Focus on one muscle group at a time. Also, concentrate on contracting and relaxing the muscle consciously as you exercise it. In this way not only your body is involved; your mind also contributes greatly to sculpting the perfect you.

In activities involving the mind alone, such as studying, reading, or any other mental activity, your enjoyment is increased using Zen. Before sitting down to mental activity, breathe deeply a few times. Then begin with the physical senses. Concentrate on seeing the exact shade of the text, or whatever you are studying. Look at the texture of the material.

Feel it with your fingers. Become aware of the scent emanating from the pages. Then concentrate on the words and ideas entering your head. You can almost feel them. Feel your mind processing what you are studying. This will both benefit and improve studying, or any mental activity that you indulge in.

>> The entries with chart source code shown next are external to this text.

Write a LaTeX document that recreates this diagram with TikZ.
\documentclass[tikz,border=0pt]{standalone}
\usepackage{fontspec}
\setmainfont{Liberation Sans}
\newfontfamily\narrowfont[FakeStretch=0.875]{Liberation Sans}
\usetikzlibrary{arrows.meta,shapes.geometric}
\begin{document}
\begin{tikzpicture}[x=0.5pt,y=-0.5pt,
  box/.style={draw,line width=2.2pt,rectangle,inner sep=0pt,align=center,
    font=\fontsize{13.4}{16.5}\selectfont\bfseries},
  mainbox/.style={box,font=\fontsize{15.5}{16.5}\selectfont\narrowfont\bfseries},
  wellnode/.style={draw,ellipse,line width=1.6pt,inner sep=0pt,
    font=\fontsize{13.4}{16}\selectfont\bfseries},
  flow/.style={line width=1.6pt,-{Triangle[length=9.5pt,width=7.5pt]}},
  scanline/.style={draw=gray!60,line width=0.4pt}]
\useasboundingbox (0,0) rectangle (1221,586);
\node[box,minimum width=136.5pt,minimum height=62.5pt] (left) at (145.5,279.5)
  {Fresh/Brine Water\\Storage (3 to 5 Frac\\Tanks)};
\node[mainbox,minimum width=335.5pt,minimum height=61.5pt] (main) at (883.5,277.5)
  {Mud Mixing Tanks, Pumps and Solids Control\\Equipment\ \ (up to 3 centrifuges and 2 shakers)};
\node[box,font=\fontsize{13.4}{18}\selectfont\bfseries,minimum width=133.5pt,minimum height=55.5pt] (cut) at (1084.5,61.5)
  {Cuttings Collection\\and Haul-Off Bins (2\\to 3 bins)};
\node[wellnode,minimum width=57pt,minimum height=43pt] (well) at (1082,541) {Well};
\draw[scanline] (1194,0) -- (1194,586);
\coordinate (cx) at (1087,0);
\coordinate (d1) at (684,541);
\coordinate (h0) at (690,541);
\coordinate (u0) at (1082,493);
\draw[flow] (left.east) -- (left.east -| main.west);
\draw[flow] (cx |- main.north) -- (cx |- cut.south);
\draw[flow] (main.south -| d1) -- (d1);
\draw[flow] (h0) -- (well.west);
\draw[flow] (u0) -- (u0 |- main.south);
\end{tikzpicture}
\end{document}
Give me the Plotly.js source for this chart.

Applying Zen to physical and mental activity can help you become a fit and healthy individual. No longer will it be necessary to spend an already limited budget on health gadgets or doctors.

Zen concentration will enhance your sense of enjoyment in whatever it is you’re doing. If it’s something you love, such as stroking a cat, listening to music, or playing in the pool, well-being is enhanced. If it is something you hate – washing the car, cleaning, cooking – a feeling of joy and pride in your job is cultivated.

Your sense of life and enjoyment in both work and play will be magnified to astonishing degrees. The Zen principle of concentration is not only fabulous for enhancing enjoyment. It will do wonders for your physical health as well. So apply Zen to every aspect of your life and reap multiple benefits.